Hear Digitized Oral History Collections about Gospel, Rhythm and Blues, and New Orleans Music Legends
Enjoy recently digitized oral history recordings and historic radio broadcasts from collections in the Hogan Archive of New Orleans Music and New Orleans Jazz. They are available for online listening via the Tulane University Digital Library at digitallibrary.tulane.edu.
The Laurraine Goreau Interviews and Recordings feature “Queen of Gospel” Mahalia Jackson, her family members, and others who worked with and knew her. Materials were digitized due to a “Recordings at Risk” grant from the Council on Library and Information Resources (CLIR). Interviewees also include entertainers Ella Fitzgerald, John Hammond, Della Reese, and Dinah Shore; Southern Christian Leadership Conference (SCLC) co-founder Reverend Ralph Abernathy; television host Ed Sullivan; and Pulitzer Prize-winning author Studs Turkel. These interviews were conducted by New Orleans States-Item journalist Laurraine Goreau for her 1975 authorized biography of Jackson, Just Mahalia, Baby: The Mahalia Jackson Story.
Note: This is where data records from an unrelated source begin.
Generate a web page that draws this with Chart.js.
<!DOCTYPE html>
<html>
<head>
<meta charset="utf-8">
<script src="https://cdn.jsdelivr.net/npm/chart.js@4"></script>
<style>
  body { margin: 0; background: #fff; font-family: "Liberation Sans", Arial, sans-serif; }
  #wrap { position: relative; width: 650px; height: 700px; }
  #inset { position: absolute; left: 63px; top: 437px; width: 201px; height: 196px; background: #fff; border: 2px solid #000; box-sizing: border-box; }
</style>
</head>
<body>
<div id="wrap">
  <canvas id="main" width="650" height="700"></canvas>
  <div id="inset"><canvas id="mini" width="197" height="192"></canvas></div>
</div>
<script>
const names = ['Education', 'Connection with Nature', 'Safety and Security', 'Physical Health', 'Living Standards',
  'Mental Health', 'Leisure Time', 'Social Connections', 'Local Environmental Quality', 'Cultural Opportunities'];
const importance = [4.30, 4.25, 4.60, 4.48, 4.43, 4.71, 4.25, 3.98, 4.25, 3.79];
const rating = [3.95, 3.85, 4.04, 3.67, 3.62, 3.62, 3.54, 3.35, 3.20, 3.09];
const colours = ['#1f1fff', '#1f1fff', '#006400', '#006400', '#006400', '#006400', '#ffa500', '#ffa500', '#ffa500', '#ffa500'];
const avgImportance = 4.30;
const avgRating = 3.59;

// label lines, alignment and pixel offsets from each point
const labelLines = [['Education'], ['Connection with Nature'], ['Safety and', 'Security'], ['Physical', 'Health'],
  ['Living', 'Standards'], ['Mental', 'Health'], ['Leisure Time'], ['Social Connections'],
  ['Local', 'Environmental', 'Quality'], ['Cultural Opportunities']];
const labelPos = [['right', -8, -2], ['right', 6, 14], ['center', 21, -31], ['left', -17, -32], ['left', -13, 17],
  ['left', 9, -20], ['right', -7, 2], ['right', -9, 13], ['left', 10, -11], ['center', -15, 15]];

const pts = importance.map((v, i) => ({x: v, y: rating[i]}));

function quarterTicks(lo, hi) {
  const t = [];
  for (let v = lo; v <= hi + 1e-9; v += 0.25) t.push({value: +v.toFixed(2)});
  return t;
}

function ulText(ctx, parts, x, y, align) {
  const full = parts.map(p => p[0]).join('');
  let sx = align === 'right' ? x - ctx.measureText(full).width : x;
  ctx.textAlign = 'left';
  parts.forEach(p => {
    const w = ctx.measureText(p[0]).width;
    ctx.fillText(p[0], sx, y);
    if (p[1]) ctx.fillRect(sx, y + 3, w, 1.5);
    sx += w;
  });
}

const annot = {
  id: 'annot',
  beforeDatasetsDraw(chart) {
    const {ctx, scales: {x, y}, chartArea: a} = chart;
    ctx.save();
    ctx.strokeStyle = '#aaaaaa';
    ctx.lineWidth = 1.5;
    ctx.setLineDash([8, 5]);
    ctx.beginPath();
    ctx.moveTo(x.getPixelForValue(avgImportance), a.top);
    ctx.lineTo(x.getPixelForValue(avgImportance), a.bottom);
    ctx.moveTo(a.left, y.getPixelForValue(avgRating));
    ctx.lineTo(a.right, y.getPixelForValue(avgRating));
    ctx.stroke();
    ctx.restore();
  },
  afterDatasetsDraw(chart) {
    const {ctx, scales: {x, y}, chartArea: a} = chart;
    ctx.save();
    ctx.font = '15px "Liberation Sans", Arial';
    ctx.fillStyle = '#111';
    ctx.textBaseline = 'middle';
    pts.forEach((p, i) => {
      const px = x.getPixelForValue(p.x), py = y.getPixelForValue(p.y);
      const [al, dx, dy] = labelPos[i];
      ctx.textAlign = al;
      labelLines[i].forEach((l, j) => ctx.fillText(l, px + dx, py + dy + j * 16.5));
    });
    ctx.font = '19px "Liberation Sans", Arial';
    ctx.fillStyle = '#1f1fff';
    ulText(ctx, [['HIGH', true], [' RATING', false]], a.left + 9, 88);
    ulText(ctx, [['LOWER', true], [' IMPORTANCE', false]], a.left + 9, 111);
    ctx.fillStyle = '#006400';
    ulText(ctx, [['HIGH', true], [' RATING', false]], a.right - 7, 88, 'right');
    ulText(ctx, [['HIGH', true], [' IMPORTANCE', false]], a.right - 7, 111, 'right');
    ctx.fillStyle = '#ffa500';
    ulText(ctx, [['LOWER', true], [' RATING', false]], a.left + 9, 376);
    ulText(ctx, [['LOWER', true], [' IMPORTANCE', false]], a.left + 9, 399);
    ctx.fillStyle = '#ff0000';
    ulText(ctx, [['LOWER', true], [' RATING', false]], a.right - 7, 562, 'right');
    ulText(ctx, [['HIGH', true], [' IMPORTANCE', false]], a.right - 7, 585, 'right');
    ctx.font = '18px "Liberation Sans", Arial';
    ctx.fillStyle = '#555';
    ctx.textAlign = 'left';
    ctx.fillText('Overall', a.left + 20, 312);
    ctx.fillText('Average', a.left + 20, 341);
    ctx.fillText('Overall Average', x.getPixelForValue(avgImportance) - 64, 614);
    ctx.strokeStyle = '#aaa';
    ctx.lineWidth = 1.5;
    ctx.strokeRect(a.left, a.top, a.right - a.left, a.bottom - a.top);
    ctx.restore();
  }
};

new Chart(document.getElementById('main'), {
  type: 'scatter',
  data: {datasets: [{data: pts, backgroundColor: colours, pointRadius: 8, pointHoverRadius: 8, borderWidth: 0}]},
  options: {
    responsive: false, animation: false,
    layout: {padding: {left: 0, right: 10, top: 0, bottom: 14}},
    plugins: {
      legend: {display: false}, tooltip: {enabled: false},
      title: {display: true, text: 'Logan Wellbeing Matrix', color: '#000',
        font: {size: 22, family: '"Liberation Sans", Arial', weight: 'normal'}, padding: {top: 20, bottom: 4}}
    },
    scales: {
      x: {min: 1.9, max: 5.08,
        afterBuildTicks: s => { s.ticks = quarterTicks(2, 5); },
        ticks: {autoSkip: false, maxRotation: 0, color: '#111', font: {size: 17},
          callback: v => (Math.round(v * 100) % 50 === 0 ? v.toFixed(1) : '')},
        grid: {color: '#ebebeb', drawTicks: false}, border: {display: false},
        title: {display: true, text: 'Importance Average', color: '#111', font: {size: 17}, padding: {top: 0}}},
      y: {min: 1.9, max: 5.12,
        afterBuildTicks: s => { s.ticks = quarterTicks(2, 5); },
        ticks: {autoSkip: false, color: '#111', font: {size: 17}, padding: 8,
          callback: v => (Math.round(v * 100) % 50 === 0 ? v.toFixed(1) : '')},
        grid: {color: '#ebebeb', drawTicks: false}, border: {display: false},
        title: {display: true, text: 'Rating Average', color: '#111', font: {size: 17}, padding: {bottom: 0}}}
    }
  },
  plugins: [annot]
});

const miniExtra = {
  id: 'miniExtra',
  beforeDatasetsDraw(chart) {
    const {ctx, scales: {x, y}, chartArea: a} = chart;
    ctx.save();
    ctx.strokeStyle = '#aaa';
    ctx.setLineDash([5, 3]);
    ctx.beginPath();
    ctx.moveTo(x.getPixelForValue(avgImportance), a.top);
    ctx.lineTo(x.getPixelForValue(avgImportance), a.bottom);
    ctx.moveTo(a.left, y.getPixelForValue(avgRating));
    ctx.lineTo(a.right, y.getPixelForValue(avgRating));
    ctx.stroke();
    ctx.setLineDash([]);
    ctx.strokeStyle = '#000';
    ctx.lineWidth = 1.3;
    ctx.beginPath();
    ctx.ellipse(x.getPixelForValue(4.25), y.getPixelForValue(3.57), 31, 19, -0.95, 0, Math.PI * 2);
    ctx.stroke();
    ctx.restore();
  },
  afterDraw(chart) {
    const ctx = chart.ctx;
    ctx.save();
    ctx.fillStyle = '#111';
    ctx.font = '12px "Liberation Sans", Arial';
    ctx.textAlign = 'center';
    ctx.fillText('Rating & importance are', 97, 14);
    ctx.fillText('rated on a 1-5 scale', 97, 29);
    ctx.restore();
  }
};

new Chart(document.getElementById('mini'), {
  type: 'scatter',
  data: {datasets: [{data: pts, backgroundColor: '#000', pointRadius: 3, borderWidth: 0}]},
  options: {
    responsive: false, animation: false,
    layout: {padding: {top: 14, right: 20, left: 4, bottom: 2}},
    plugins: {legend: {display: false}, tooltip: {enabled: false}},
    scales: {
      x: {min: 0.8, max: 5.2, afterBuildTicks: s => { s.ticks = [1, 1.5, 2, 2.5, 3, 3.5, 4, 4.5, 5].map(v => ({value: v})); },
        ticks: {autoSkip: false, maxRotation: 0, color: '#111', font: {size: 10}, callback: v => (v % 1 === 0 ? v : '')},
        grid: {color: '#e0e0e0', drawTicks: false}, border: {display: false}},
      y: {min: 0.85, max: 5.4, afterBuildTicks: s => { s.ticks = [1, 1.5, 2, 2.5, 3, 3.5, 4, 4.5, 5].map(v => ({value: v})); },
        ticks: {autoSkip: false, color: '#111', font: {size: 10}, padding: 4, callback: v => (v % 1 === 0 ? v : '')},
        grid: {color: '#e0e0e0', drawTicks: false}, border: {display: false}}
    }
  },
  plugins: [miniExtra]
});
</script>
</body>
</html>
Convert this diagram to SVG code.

CLIR funding also enabled digitization of interviews conducted in the 1980s by Lynn Abbott for his book, To Do This, You Must Know How: Music Pedagogy in the Black Gospel Quartet Tradition, co-authored by Doug Seroff (University Press of Mississippi, 2013). The Lynn Abbott interviews feature Black gospel quartet singers and practitioners in the South who both predated and assisted Jackson’s international success.
Live radio broadcasts and interviews by Vernon "Dr. Daddy-O" Winslow for "Jivin' with Jax" on WWEZ AM New Orleans have also been digitized, thanks to funding in part by a grant from the GRAMMY Museum®. The digitized Vernon "Dr. Daddy-O" Winslow Broadcast Recordings represent the emergence of Black radio in New Orleans, while featuring Winslow's work as the first African American radio disc jockey on New Orleans airwaves between 1949 and 1958. The digitized sound recordings include Winslow's personalized advertisements of New Orleans bars, music clubs, Jax Beer, and J&M Recording Studio, among others. Also included are Winslow's conversations with internationally renowned Black celebrities, such as music luminaries Roy Brown, Savannah Churchill, Duke Ellington, Avery "Kid" Howard, Ivory Joe Hunter, Louis Jordan, Big Maceo Merriweather, Little Esther Phillips, Professor Longhair, and Roosevelt Sykes; professional baseball legends Roy Campanella and Don Newcombe; and local figures such as Roland Brown, the 1951 king of the Zulu Social Aid and Pleasure Club. Non-commercially issued music is also included, featuring performances by the Dave Bartholomew Orchestra, and by the Golden Chain Jubileers, a New Orleans-based gospel warhorse quartet.